### [Directions for this task]
Exactly retype the lines from the top of the data through the line containing "ha='center', va='center', fontsize=24.5, color='#595959')", leaving out every picture.

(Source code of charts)
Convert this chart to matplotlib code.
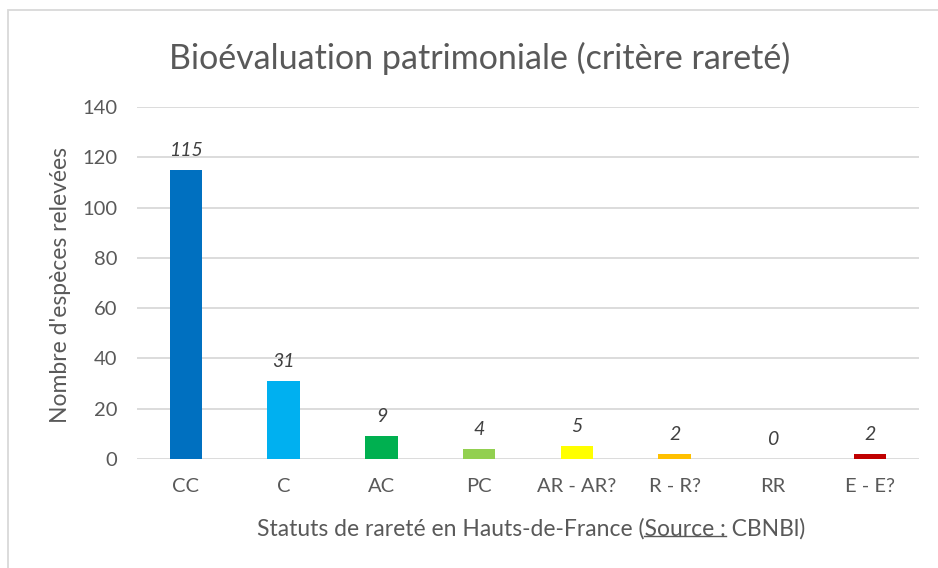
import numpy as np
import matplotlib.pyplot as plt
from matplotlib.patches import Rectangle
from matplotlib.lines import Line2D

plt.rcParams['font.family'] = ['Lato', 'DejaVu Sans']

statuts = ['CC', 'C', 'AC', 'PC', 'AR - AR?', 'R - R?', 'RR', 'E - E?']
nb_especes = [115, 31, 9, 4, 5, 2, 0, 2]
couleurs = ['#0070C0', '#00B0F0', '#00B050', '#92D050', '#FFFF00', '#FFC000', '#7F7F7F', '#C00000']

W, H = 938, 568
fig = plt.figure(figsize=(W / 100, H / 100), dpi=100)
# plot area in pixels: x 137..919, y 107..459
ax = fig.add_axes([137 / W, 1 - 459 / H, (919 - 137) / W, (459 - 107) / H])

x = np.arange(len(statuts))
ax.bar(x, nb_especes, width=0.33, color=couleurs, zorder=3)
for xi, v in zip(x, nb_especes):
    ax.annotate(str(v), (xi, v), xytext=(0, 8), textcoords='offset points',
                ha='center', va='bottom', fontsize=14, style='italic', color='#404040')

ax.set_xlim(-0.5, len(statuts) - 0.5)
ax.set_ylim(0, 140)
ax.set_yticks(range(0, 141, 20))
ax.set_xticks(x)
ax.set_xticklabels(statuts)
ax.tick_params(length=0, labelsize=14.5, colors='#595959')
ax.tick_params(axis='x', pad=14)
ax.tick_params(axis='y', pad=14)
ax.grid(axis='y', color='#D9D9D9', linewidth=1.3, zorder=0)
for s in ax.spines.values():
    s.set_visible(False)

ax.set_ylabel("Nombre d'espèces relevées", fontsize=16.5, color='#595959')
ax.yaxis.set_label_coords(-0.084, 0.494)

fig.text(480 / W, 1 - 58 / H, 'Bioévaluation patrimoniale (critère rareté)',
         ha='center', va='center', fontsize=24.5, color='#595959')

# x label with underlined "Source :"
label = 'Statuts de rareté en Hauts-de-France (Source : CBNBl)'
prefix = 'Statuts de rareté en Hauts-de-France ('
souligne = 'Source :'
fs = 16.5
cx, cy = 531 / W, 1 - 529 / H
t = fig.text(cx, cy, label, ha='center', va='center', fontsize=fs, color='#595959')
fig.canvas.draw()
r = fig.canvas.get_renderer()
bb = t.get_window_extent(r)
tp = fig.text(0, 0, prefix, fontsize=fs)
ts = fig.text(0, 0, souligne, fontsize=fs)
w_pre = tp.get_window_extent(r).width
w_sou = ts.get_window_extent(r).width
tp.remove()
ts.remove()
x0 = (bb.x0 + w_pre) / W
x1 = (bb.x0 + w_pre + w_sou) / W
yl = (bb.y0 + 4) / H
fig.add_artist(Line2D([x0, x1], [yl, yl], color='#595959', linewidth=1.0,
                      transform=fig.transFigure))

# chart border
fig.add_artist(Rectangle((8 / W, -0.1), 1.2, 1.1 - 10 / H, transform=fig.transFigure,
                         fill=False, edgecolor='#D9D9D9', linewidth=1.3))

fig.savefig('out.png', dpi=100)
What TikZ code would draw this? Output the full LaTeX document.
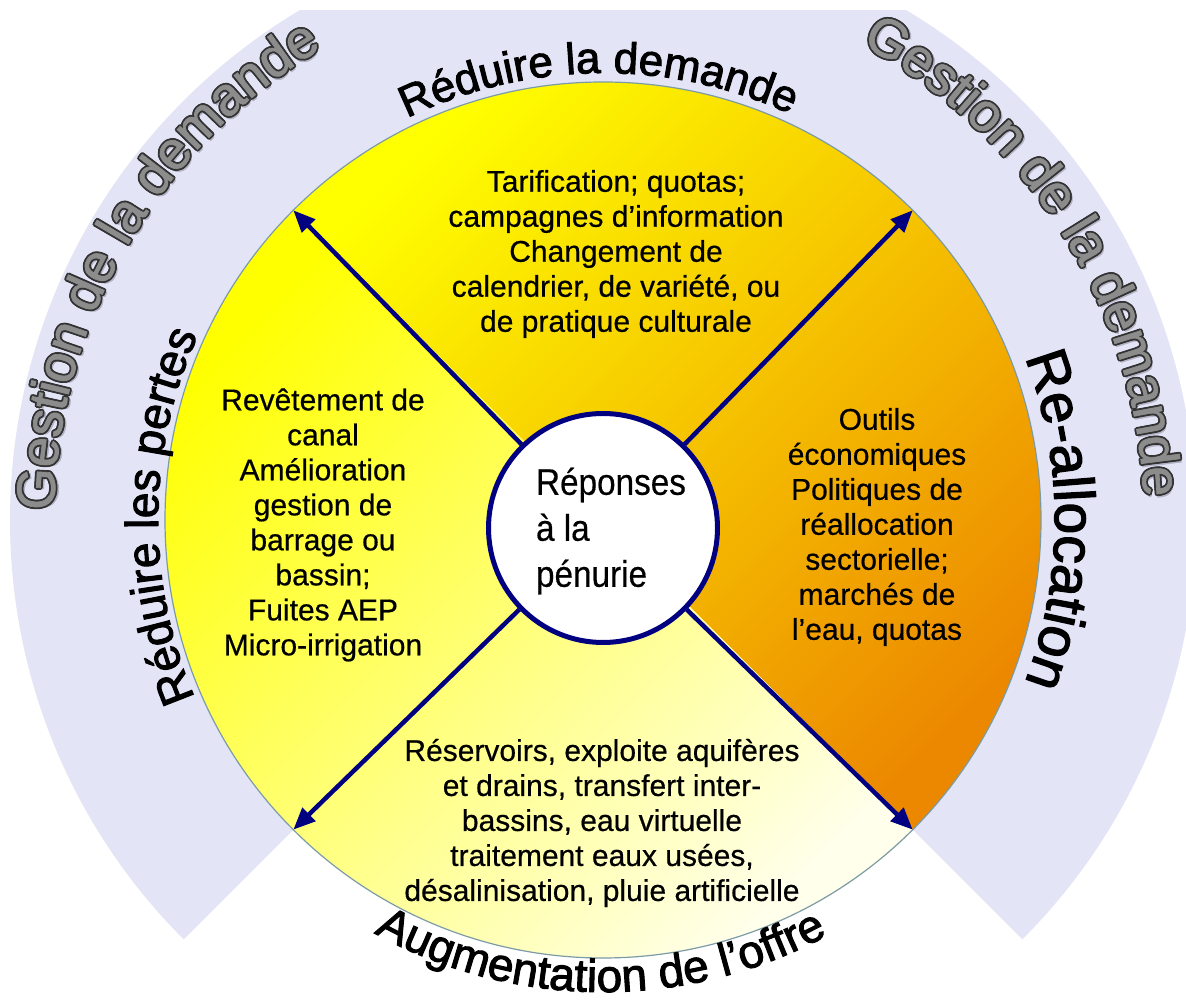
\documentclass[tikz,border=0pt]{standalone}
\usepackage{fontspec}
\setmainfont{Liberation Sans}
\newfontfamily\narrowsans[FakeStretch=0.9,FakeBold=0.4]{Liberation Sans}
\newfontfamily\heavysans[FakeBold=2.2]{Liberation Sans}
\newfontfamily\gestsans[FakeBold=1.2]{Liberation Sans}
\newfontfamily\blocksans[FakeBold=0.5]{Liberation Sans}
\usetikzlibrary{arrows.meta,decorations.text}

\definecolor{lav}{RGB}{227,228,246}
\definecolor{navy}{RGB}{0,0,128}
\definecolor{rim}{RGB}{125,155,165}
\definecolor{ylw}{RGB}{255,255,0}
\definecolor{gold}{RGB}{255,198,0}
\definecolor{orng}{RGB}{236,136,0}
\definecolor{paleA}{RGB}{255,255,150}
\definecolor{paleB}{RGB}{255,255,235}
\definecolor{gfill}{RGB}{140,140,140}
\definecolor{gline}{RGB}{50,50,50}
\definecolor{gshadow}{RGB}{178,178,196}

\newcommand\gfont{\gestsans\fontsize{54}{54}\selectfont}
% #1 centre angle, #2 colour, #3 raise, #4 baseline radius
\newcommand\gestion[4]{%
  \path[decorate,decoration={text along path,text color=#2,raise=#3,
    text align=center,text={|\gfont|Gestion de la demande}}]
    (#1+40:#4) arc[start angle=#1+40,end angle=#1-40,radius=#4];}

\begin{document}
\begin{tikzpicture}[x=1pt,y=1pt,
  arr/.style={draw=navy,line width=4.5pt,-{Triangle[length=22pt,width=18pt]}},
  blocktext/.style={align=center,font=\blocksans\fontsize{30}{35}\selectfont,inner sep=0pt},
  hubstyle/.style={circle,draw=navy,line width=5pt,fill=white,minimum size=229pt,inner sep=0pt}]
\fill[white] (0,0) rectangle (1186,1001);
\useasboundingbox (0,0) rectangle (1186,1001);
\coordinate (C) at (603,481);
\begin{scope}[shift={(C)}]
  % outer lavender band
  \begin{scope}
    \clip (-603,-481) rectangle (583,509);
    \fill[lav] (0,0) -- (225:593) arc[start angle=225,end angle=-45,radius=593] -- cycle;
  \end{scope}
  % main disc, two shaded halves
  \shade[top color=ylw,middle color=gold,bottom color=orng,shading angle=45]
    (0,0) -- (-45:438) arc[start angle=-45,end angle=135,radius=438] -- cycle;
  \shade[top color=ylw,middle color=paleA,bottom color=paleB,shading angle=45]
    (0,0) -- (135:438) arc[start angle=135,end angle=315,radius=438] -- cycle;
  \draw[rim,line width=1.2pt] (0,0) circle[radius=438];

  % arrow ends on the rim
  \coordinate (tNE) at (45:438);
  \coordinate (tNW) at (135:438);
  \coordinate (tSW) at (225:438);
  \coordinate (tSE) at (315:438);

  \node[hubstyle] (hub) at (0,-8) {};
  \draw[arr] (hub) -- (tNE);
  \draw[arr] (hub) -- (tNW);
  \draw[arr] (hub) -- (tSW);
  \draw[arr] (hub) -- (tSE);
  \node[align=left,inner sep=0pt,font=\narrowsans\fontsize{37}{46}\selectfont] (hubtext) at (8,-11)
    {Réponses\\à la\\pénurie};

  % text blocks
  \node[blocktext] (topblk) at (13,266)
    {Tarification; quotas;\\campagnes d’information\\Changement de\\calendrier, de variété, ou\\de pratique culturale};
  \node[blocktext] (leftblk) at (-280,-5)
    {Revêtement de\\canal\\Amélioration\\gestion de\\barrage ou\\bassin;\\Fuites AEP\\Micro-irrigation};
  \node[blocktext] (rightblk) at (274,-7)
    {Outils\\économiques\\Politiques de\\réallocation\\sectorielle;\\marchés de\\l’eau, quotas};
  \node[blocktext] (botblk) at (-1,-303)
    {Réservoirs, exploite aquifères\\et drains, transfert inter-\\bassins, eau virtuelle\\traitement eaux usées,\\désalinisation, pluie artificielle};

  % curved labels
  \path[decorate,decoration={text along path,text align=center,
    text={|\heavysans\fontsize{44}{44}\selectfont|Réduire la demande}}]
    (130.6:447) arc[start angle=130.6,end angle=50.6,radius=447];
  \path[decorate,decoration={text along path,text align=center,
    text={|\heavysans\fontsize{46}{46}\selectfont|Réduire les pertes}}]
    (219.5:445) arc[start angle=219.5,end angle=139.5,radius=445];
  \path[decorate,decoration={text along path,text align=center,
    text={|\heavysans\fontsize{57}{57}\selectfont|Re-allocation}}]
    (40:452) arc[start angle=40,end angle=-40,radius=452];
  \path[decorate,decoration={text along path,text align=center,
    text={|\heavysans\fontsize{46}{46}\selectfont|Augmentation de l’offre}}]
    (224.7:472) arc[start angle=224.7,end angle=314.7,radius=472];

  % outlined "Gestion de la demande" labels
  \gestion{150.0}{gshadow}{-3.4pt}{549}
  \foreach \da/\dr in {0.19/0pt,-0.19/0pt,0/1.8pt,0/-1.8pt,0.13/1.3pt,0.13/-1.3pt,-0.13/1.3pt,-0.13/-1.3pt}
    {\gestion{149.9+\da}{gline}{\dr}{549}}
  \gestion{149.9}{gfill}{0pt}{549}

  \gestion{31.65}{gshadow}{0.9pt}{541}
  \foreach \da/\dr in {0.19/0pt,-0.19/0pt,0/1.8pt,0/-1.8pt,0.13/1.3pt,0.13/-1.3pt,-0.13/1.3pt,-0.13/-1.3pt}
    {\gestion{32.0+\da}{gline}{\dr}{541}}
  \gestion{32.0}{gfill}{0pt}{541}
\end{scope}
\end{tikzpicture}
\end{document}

### [Answer to the problem]
Convert this chart to matplotlib code.
import numpy as np
import matplotlib.pyplot as plt
from matplotlib.patches import Rectangle
from matplotlib.lines import Line2D

plt.rcParams['font.family'] = ['Lato', 'DejaVu Sans']

statuts = ['CC', 'C', 'AC', 'PC', 'AR - AR?', 'R - R?', 'RR', 'E - E?']
nb_especes = [115, 31, 9, 4, 5, 2, 0, 2]
couleurs = ['#0070C0', '#00B0F0', '#00B050', '#92D050', '#FFFF00', '#FFC000', '#7F7F7F', '#C00000']

W, H = 938, 568
fig = plt.figure(figsize=(W / 100, H / 100), dpi=100)
# plot area in pixels: x 137..919, y 107..459
ax = fig.add_axes([137 / W, 1 - 459 / H, (919 - 137) / W, (459 - 107) / H])

x = np.arange(len(statuts))
ax.bar(x, nb_especes, width=0.33, color=couleurs, zorder=3)
for xi, v in zip(x, nb_especes):
    ax.annotate(str(v), (xi, v), xytext=(0, 8), textcoords='offset points',
                ha='center', va='bottom', fontsize=14, style='italic', color='#404040')

ax.set_xlim(-0.5, len(statuts) - 0.5)
ax.set_ylim(0, 140)
ax.set_yticks(range(0, 141, 20))
ax.set_xticks(x)
ax.set_xticklabels(statuts)
ax.tick_params(length=0, labelsize=14.5, colors='#595959')
ax.tick_params(axis='x', pad=14)
ax.tick_params(axis='y', pad=14)
ax.grid(axis='y', color='#D9D9D9', linewidth=1.3, zorder=0)
for s in ax.spines.values():
    s.set_visible(False)

ax.set_ylabel("Nombre d'espèces relevées", fontsize=16.5, color='#595959')
ax.yaxis.set_label_coords(-0.084, 0.494)

fig.text(480 / W, 1 - 58 / H, 'Bioévaluation patrimoniale (critère rareté)',
         ha='center', va='center', fontsize=24.5, color='#595959')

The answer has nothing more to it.